▸ **Listed records**:
○ ○ ○

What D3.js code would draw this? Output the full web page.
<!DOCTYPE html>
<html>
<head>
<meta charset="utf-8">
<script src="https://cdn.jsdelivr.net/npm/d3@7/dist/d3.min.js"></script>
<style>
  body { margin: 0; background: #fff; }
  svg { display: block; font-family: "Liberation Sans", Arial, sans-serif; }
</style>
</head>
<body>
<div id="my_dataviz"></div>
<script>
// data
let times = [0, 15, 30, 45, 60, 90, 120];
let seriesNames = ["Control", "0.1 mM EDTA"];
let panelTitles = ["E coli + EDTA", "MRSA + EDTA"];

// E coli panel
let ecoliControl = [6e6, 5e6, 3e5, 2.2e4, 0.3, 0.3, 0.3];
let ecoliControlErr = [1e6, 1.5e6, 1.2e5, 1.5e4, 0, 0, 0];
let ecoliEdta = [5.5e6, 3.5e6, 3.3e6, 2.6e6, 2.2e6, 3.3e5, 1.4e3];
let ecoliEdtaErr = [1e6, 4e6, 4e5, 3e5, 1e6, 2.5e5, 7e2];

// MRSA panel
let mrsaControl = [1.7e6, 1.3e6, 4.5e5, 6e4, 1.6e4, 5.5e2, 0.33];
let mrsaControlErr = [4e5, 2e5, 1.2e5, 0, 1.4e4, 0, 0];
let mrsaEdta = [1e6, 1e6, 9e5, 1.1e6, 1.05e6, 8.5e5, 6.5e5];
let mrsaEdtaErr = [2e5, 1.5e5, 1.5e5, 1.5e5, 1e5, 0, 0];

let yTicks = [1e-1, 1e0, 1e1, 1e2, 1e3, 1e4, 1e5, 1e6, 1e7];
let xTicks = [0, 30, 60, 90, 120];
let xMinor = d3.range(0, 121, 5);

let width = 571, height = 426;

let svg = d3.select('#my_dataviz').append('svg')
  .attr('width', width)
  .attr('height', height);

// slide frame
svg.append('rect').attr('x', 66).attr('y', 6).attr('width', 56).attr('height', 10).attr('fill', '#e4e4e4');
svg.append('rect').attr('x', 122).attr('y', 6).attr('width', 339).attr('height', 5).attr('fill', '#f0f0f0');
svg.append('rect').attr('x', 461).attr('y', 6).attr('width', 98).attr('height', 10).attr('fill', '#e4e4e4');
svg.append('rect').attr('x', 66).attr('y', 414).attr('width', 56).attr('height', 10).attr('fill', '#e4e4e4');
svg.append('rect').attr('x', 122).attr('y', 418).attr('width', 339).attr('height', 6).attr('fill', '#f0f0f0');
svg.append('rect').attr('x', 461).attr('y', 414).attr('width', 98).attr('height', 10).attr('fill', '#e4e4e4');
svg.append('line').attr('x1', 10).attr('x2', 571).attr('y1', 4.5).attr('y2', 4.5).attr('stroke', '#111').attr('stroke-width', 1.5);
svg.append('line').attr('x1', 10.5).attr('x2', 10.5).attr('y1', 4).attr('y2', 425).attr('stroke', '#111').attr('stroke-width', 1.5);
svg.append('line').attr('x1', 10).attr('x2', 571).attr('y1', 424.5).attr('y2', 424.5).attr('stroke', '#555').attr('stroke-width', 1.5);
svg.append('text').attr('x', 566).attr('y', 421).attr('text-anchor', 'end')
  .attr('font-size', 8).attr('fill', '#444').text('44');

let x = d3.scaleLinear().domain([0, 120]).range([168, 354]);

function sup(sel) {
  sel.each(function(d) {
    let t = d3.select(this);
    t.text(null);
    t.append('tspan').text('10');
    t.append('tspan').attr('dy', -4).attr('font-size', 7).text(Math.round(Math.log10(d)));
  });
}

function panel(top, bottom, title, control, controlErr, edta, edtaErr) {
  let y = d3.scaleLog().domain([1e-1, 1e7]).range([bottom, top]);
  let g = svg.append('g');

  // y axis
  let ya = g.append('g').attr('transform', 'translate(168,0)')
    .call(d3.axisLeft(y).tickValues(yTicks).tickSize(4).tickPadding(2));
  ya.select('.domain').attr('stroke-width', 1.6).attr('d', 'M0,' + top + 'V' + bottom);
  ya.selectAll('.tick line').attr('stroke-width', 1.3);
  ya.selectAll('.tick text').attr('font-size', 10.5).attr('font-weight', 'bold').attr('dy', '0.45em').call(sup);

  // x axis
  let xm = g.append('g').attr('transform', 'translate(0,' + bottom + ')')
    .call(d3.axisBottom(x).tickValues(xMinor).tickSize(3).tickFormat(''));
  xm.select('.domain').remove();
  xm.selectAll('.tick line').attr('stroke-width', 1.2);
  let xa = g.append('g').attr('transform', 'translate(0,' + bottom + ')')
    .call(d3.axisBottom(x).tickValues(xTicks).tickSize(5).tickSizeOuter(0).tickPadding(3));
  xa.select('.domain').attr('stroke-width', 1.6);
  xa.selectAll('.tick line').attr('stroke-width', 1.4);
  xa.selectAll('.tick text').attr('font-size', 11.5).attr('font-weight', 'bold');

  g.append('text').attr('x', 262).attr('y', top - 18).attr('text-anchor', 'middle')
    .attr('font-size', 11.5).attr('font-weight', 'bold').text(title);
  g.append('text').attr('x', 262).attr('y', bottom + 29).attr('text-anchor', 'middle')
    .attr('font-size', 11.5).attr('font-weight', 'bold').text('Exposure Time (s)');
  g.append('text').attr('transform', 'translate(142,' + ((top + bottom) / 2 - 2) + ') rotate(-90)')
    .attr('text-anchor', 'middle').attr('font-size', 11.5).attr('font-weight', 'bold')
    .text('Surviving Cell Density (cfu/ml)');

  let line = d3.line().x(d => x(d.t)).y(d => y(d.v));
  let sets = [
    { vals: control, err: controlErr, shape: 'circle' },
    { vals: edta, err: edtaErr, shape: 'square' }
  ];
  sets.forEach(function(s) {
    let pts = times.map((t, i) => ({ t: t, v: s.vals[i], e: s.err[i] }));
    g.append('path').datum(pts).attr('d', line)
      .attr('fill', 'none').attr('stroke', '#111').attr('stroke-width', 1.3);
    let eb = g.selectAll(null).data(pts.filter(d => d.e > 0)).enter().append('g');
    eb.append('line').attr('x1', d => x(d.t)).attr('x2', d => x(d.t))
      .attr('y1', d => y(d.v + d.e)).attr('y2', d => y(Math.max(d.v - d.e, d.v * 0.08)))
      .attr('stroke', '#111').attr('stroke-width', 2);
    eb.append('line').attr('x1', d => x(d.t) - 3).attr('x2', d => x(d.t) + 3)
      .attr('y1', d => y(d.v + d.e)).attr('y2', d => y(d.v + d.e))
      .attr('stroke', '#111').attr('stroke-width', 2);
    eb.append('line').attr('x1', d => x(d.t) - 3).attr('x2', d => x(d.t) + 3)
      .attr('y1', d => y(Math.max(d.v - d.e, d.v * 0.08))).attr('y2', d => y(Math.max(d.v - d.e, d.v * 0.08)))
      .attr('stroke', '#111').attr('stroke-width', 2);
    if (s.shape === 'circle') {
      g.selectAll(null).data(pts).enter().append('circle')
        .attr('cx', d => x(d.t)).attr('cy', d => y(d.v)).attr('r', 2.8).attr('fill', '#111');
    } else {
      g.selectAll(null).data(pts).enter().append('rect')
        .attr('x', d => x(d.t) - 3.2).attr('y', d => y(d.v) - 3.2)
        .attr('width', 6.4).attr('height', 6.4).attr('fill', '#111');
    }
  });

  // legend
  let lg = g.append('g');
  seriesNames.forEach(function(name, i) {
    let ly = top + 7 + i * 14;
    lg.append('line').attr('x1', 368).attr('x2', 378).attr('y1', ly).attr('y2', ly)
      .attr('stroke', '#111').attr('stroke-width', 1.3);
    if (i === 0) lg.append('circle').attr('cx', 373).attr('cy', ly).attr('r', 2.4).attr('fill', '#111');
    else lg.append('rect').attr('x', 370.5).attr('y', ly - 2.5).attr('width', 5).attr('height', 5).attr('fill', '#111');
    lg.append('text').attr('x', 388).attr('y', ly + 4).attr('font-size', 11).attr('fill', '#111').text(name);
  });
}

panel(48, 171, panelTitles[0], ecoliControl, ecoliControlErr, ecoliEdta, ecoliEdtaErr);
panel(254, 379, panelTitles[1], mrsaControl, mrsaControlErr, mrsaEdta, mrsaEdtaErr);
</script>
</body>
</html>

○ ○ ○

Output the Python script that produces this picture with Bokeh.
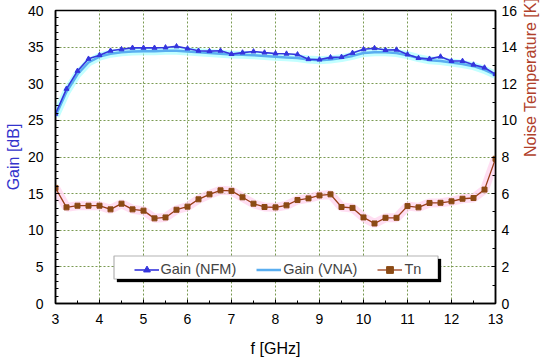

○ ○ ○

▸ **What to do**:
Sift through the entries and copy every line with "Output".

▸ **The result**:
What D3.js code would draw this? Output the full web page.
Output the Python script that produces this picture with Bokeh.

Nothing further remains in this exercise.